Are you worthy?

Here’s a question – where do you find your worth? I mean really – not the Sunday School answer (Jesus). Obviously, we all know that is what we’re supposed to do, and those of us who have been around the Church for very long are constantly trying to lean into that more and more each day we live. But really though. Don’t most of us listen to the things those around us tell us, and derive at least some of our value from that? (Maybe not and I’m just giving myself away here – but I’ve been doing this human-thing for a good bit now, and I doubt that’s the case…) 

The past few weeks have been a little rough. Lots of difficult things in relationships that are important to me. I received a lot of hard things, most of them with a definitive slant to it being my fault. And some of it was. But a lot of it wasn’t. And that last sentence took a lot of growth and processing for me to say. Because, while most people don’t know this about me (or about most Enneagram 1’s for that matter), I’m not as tough as I look, and all criticism, particularly of a character nature, sits hard and heavy on my soul, adding to a narrative of unworthiness that I am just learning to unwrite.

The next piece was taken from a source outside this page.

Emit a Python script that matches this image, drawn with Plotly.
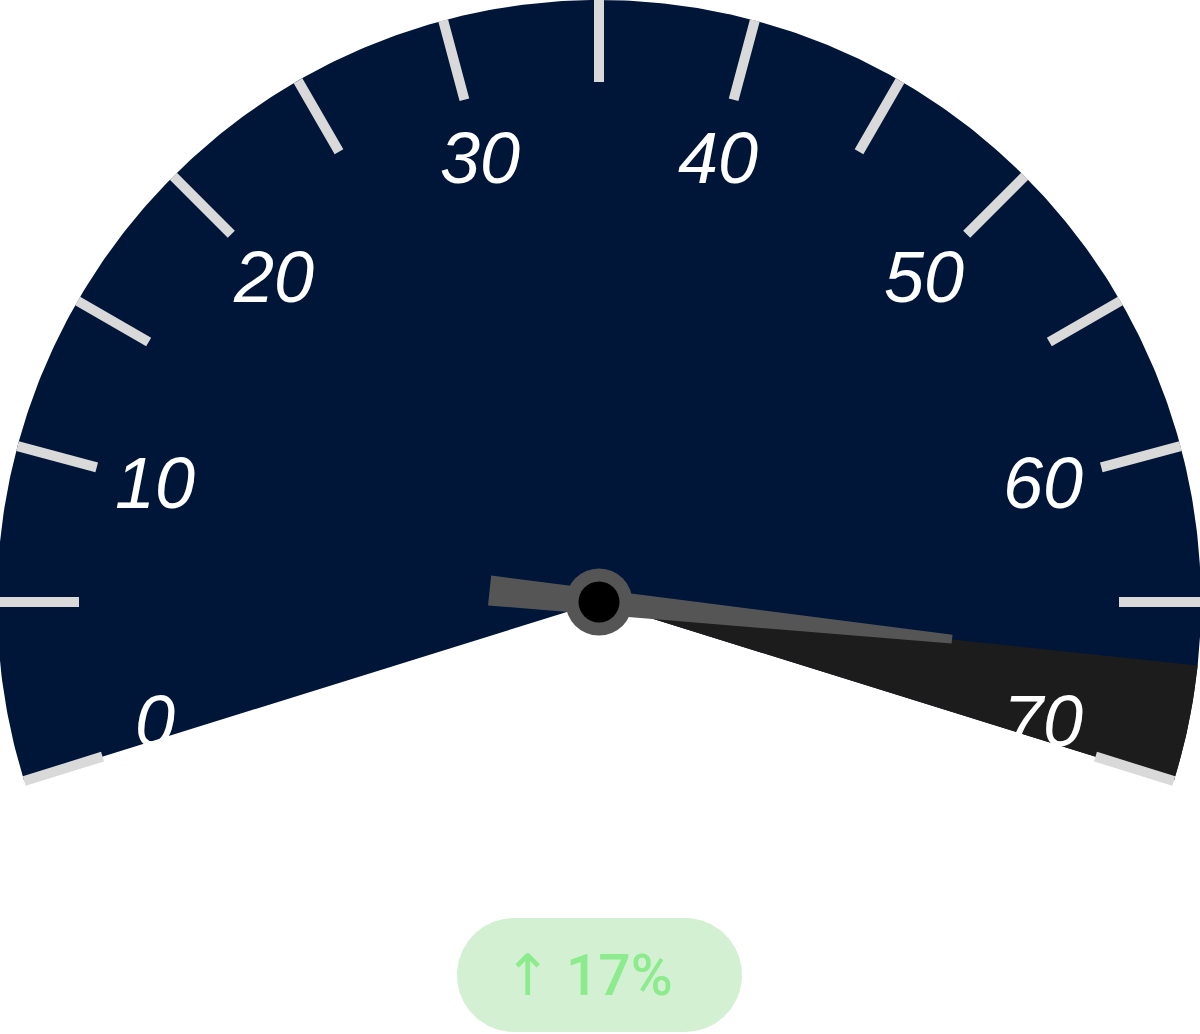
import numpy as np
import plotly.graph_objects as go

# ---- data ----
scale_min = 0
scale_max = 70
tick_values = list(range(0, 75, 5))
label_values = [0, 10, 20, 30, 40, 50, 60, 70]
tick_labels = [str(v) for v in label_values]
needle_value = 67
value_text = "$68"
delta_pct = 17

# ---- look ----
W, H = 1200, 1034
CX, CY = 599, 602          # pixel position of the pivot
R = 602                    # face radius
ANGLE_AT_MIN = 195.0       # degrees, 0 = east, counter-clockwise
DEG_PER_UNIT = 3.0
EDGE_PAD = 2.3             # face runs a bit past both scale ends
TICK_IN, TICK_W = 520, 10
LABEL_R = 460
NAVY = "#001638"
BAND = "#1c1c1c"
TICK_COLOR = "#d9d9d9"
NEEDLE = "#555555"


def angle(v):
    return ANGLE_AT_MIN - DEG_PER_UNIT * (v - scale_min)


a_start = angle(scale_min) + EDGE_PAD
a_end = angle(scale_max) - EDGE_PAD


def sector(a0, a1, r, n=400):
    t = np.radians(np.linspace(a0, a1, n))
    x = np.concatenate([[0], r * np.cos(t), [0]])
    y = np.concatenate([[0], r * np.sin(t), [0]])
    return x, y


def poly(trace_x, trace_y, pts):
    for px, py in pts:
        trace_x.append(px)
        trace_y.append(py)
    trace_x.append(pts[0][0])
    trace_y.append(pts[0][1])
    trace_x.append(None)
    trace_y.append(None)


fig = go.Figure()

# face and the band past the needle
fx, fy = sector(a_start, a_end, R)
fig.add_trace(go.Scatter(x=fx, y=fy, fill="toself", fillcolor=NAVY, mode="lines",
                         line=dict(width=0), hoverinfo="skip"))
bx, by = sector(angle(needle_value), a_end, R)
fig.add_trace(go.Scatter(x=bx, y=by, fill="toself", fillcolor=BAND, mode="lines",
                         line=dict(width=0), hoverinfo="skip"))

# ticks (end ticks sit on the face edges)
tx, ty = [], []
for v in tick_values:
    a = angle(v)
    if v == scale_min:
        a = a_start
    elif v == scale_max:
        a = a_end
    u = np.array([np.cos(np.radians(a)), np.sin(np.radians(a))])
    n = np.array([-u[1], u[0]]) * TICK_W / 2
    p0, p1 = u * TICK_IN, u * R
    poly(tx, ty, [p0 + n, p1 + n, p1 - n, p0 - n])
fig.add_trace(go.Scatter(x=tx, y=ty, fill="toself", fillcolor=TICK_COLOR, mode="lines",
                         line=dict(width=0), hoverinfo="skip"))

# needle
a = np.radians(angle(needle_value))
u = np.array([np.cos(a), np.sin(a)])
nrm = np.array([-u[1], u[0]])
tail, tip = -110, 355
nx, ny = [], []
poly(nx, ny, [u * tail + nrm * 15, u * tip + nrm * 4.5, u * tip - nrm * 4.5, u * tail - nrm * 15])
fig.add_trace(go.Scatter(x=nx, y=ny, fill="toself", fillcolor=NEEDLE, mode="lines",
                         line=dict(width=0), hoverinfo="skip"))

# hub
fig.add_trace(go.Scatter(x=[0], y=[0], mode="markers", hoverinfo="skip",
                         marker=dict(size=67, color=NEEDLE, line=dict(width=0))))
fig.add_trace(go.Scatter(x=[0], y=[0], mode="markers", hoverinfo="skip",
                         marker=dict(size=41, color="#000000", line=dict(width=0))))

# pill behind the delta
pill_cy = CY - 975
pill_hw, pill_hh = 142.5, 57
t = np.linspace(-np.pi / 2, np.pi / 2, 100)
px = np.concatenate([pill_hw - pill_hh + pill_hh * np.cos(t),
                     -(pill_hw - pill_hh) - pill_hh * np.cos(t)]) + 0.5
py = np.concatenate([pill_cy + pill_hh * np.sin(t), pill_cy - pill_hh * np.sin(t)])
fig.add_trace(go.Scatter(x=np.append(px, px[0]), y=np.append(py, py[0]), fill="toself",
                         fillcolor="#d3f0d3", mode="lines", line=dict(width=0),
                         hoverinfo="skip"))

annotations = []
for v, lab in zip(label_values, tick_labels):
    a = np.radians(angle(v))
    annotations.append(dict(x=LABEL_R * np.cos(a), y=LABEL_R * np.sin(a), text=lab,
                            showarrow=False, xanchor="center", yanchor="middle",
                            font=dict(family="Liberation Sans", size=72, color="white",
                                      style="italic")))
annotations.append(dict(x=0, y=CY - 853, text=value_text, showarrow=False,
                        xanchor="center", yanchor="middle",
                        font=dict(family="Liberation Sans", size=80, color="white")))
annotations.append(dict(x=-11, y=pill_cy, text=f"\u2191 {delta_pct}%", showarrow=False,
                        xanchor="center", yanchor="middle",
                        font=dict(family="Roboto, DejaVu Sans, sans-serif", size=57,
                                  color="#8ceb8c", weight=500)))

fig.update_layout(
    width=W, height=H,
    margin=dict(l=0, r=0, t=0, b=0),
    paper_bgcolor="white", plot_bgcolor="white",
    showlegend=False,
    xaxis=dict(range=[-CX, W - CX], visible=False, fixedrange=True),
    yaxis=dict(range=[CY - H, CY], visible=False, fixedrange=True),
    annotations=annotations,
)

# the page's default body margin would push the figure 8px right and down
fig.write_html("out.html", config={"displayModeBar": False},
               post_script="document.body.style.margin='0';")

I (and the rest of my small group – made up completely of other Enneagram 1’s) was fascinated at my recent Transforming Center retreat to hear our facilitator (a 3 married to a 1 for 56 years…) say to us, “You know that inner critic that you have that constantly berates you and tells you that you aren’t good enough? (All of us nodding in unison…) Well, the rest of us don’t have one of those.” To say that we were corporately stunned would be an understatement. We were in shock. And also in doubt. But no, she assured us, it was just. us. Well, alrighty then…

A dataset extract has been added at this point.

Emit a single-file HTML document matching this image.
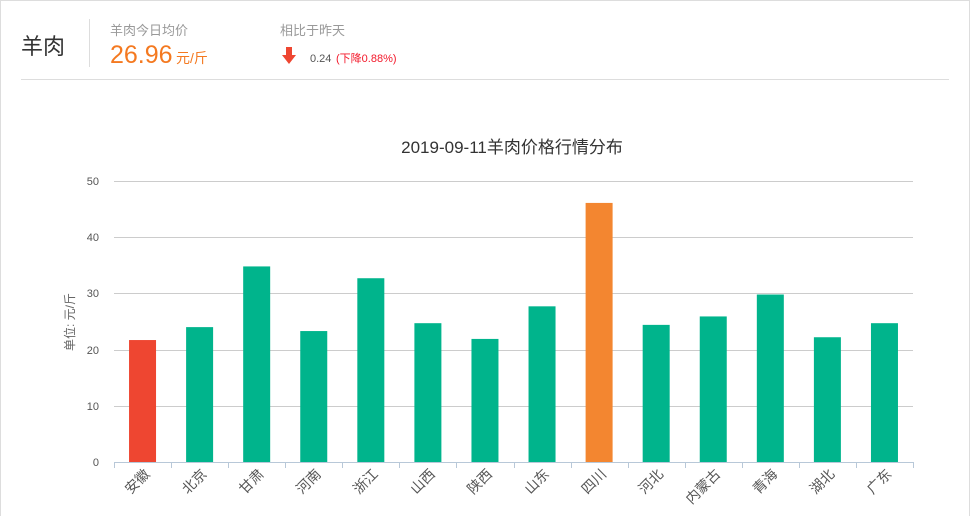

So, when I hear criticism about me – it’s loud. And perceived to be correct. For me to hear criticism and be able to sort through it to find the stuff that isn’t actually true, or might be the other person’s problem, and throw that out, has taken, and is taking, a lot of soul work. And a lot of discernment. And a lot of rewriting narratives that are as familiar to me as Little House on the Prairie (which I read in its entirety at least 3-4 times in my childhood, and watched every episode Michael Landon ever played in, and then read to my kids as well). 

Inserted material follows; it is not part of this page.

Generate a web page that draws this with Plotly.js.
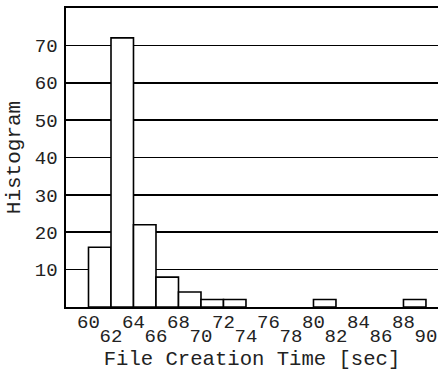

A friend asked me recently, “Why are those voices louder than the voices that think you’re great or encourage you?” It was an intriguing question. And while there may be a buffet of reasons, I told her that part of the reason is that those voices really ARE louder – and more frequent – than the others. It’s the downside of looking like you’ve got it all together, I guess. People think you actually do! And sometimes, that sucks. A couple of years ago when I was sharing with a small group how I was really struggling emotionally, I actually had a friend, a pretty good friend in fact, who said to me, “I’m so surprised. I thought you never struggled with anything.” Ummm – ok? Thanks, I think? So, the downside of looking like you’ve got it together, or being fairly competent in what you do, is that no one feels there’s any need to encourage you. (If you’ve got an Enneagram 1 in your life, take some time to tell them what you like about them. They’ll appreciate it, even if they don’t say so.)

And this brings me to contemplative practices. Because to be honest, it is my immersion over this past 16 months in spiritual formation and contemplative spiritual practices that has put me in a place to be able to look at things differently. Richard Foster says, “The contemplative life is the steady gaze of the soul upon the God who loves us.” 

“Steady gaze of the soul…” When I think of the word gaze, as compared to the word “stare,” or even the phrase “fix your eyes,” it just has a different vibe. Picture a person staring. There’s usually a little bit of negative connotation in that. Staring is mindless at best, or malicious at worst. Imagine someone fixing their eyes on someone. Now you’ve moved into the realm of creepster… But then visualize someone gazing. There’s something about gazing that is different. It is softer, more receptive, more filled with love and longing. Webster defines it in this way – “to look with eagerness or curiosity; as in admiration, astonishment, or in study.” Now put that into Richard Foster’s statement – “The contemplative life is the steady gaze of the soul – the soul looking with eagerness, curiosity, astonishment, and study – upon the God who loves us.” For most of us, it takes gazing for that to truly sink in – how much He truly loves us. How crazy He is about you! How lovingly he smiles at you with crinkled eyes, His heart swelling with overflowing adoration. It IS astonishing, isn’t it? And then we look away – and we forget. And the other voices sound louder and truer. 

So, regardless of the practice – silence, solitude, Lectio Divina, centering prayer, examen, you name it – it’s all about learning to cause the soul to gaze upon the One who loves us. And to learn to gaze without distraction. But when distractions do come, and people tell you what makes you unworthy – our immediate response will be to return to gazing upon Him who love us.